ひところ旅館の閉鎖が続き、さびれた温泉街というイメージが定着していた熱海が復活しつつある。ガソリン高騰の影響もあって、東京から新幹線で1時間弱で行ける熱海は「安近短」なスポットとして再び注目を集め、宿泊客も増えつつある。
大型旅館1軒潰れれば、年間数万~10万人観光客が減る
大手旅行会社JTBによると、08年の夏休み(7月15日~8月31日)に海外旅行をした人は前年に比べて17万人減の225万人、国内旅行は70万人減の7350万人でいずれも落ち込んでいる。原油高の影響でマイカーのガソリン代や飛行機の燃油代といった交通費が全体的に上がり、遠出する人が減っているためだ。そんななか、近場の観光地に注目が高まっている。温泉で有名な熱海(静岡県熱海市)では、7月の宿泊客が前年同月と比べて2割近くも増えた。
同社広報担当は、
「関東から近くに位置する熱海は、短時間で行け、海外旅行に比べると安く行けるという『安近短』が魅力なのでしょう。この夏は、家族連れの需要が伸びています」
と、話している。
子供に人気の高い海水浴場を整備し、旅館やホテルでも「食べ放題」を導入するなど、あの手この手でファミリーを取り込む策を行っている。

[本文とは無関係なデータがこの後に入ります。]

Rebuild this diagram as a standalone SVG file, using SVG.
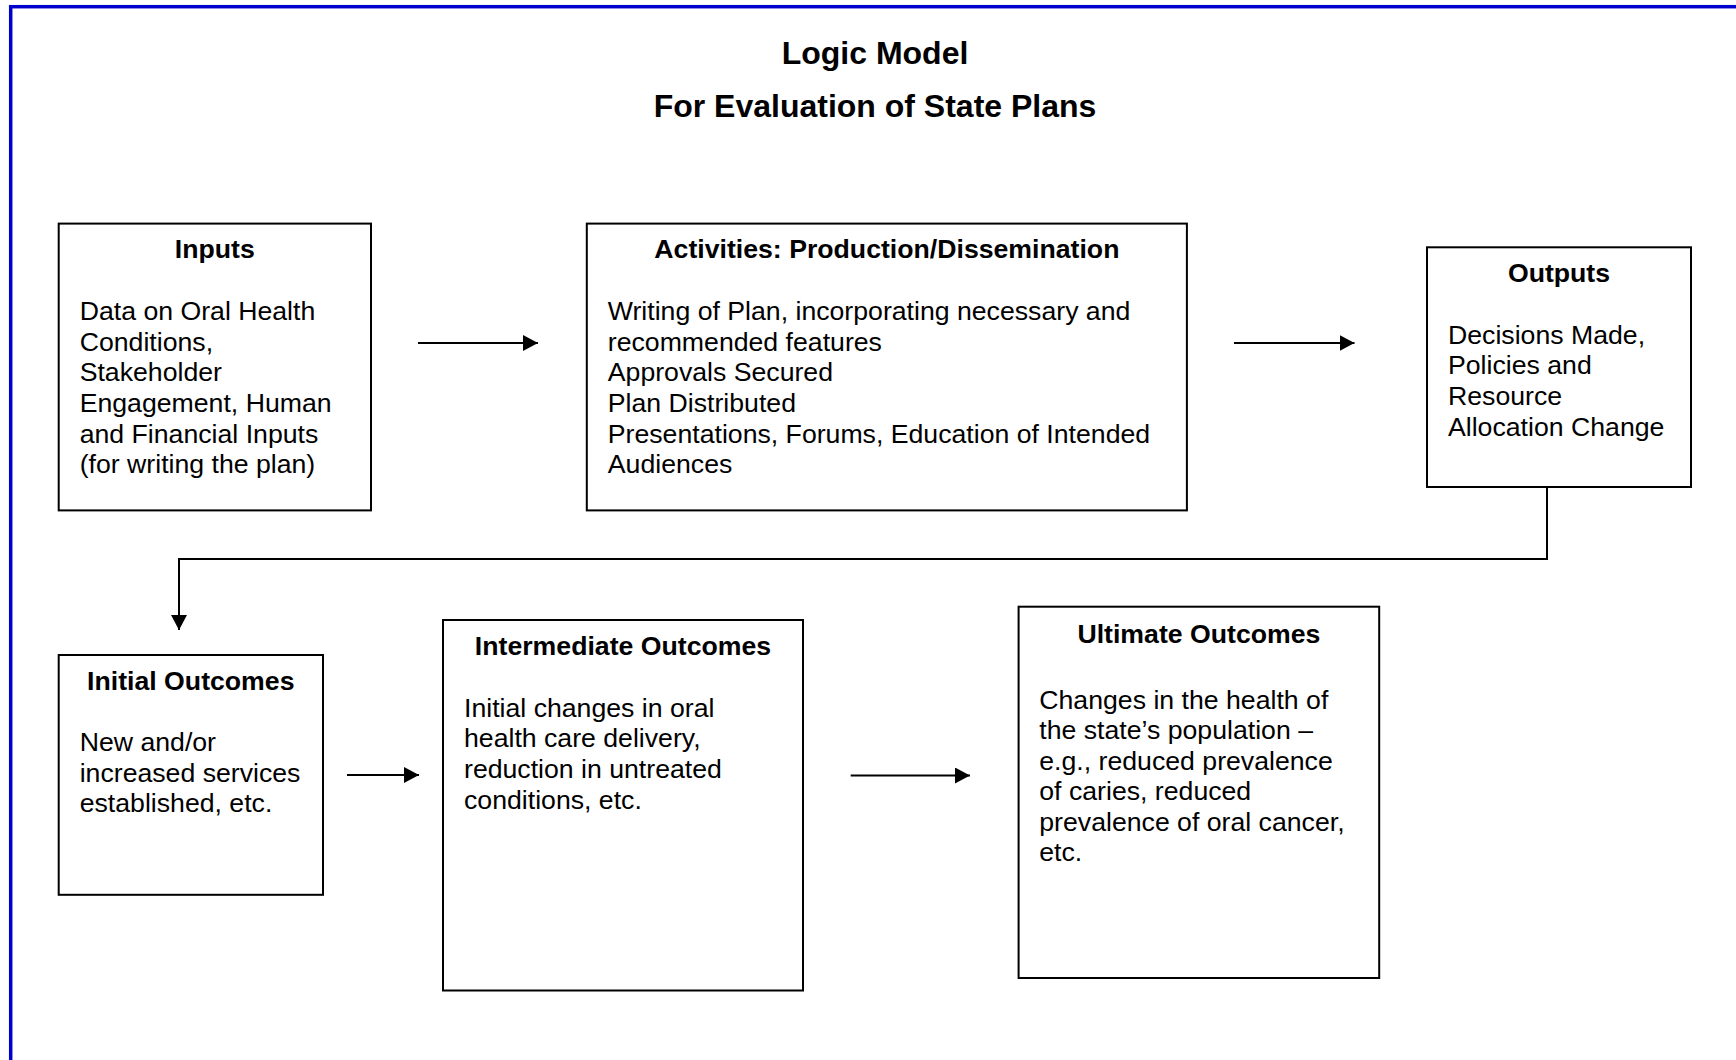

熱海はちょっと前まで、そんな努力をしなくても客が訪れる人気観光スポットだった。戦後間もなく新婚旅行の行き先として人気が出て、バブル期以降は社員旅行や慰安旅行での団体利用が増えた。ところが、新しい温泉スポットが台頭して影が薄くなり、10年ほど前から客離れが深刻になり、旅館やホテルが閉鎖されるたびに、「廃れた」という印象が色濃くなった。
「大型旅館が1軒潰れれば、観光客は年間で数万~10万人が減ってしまいます。それでもバブル崩壊後はなんとか持ちこたえたが、10年前からは減る一方です」
と話すのは、熱海温泉ホテル旅館協同組合の土屋基専務理事だ。
作家・森村さんの書き下ろし小説を宿泊客に配布
市が発表している宿泊施設数の推移を見ても、02年には422軒あったのが、年々10軒ずつ減り続けていて06年は361件だった。あわせて宿泊客も減っていて、07年度は前年に比べて10万人以上も減り、302万6311人だった。
危機的状況に直面して、最近ではファミリー客取り込みのほかにも、いろいろ集客策を打ち出している。温泉や海水浴のイメージが強い同市だが、実は文化人にゆかりのある地だとはあまり知られていない。そこをアピールしようという、こんなユニークな試みを数年前から行っている。例えば、熱海にも家を持つ作家・森村誠一さんが特別に書き下ろした小説を、市内に宿泊した人だけに毎年秋に配布している。本格的なサスペンスで、それを目当てに訪れる人もいるという。新しいイベントも増やしていく。これまで秋の定番イベントがなかったが、この9月からは新たに、釣り大会「フィッシングカーニバル」を行う。
ところで、フジフイルムが08年春から放送しているテレビCMでは、熱海旅行がテーマになっている。「TOKIO」の長瀬智也さん扮する写真店の店長が、旅の写真をまとめた「フォトブック」(写真集)を見て、「なんだか、すごく楽しかったような気がしてきたぞ、熱海!」と振り返る。同社広報は熱海を選んだ理由について、「近くて、海や山があっていろいろ楽しめる場所というと、まず熱海が浮かびました。視聴者にも共感してもらえるのではないかと思います」と話す。実際、視聴者から、「同じ場所に行って写真を撮りたいので、詳しく教えてほしい」などといった問い合わせがいくつもあった。今、熱海が再び注目されている。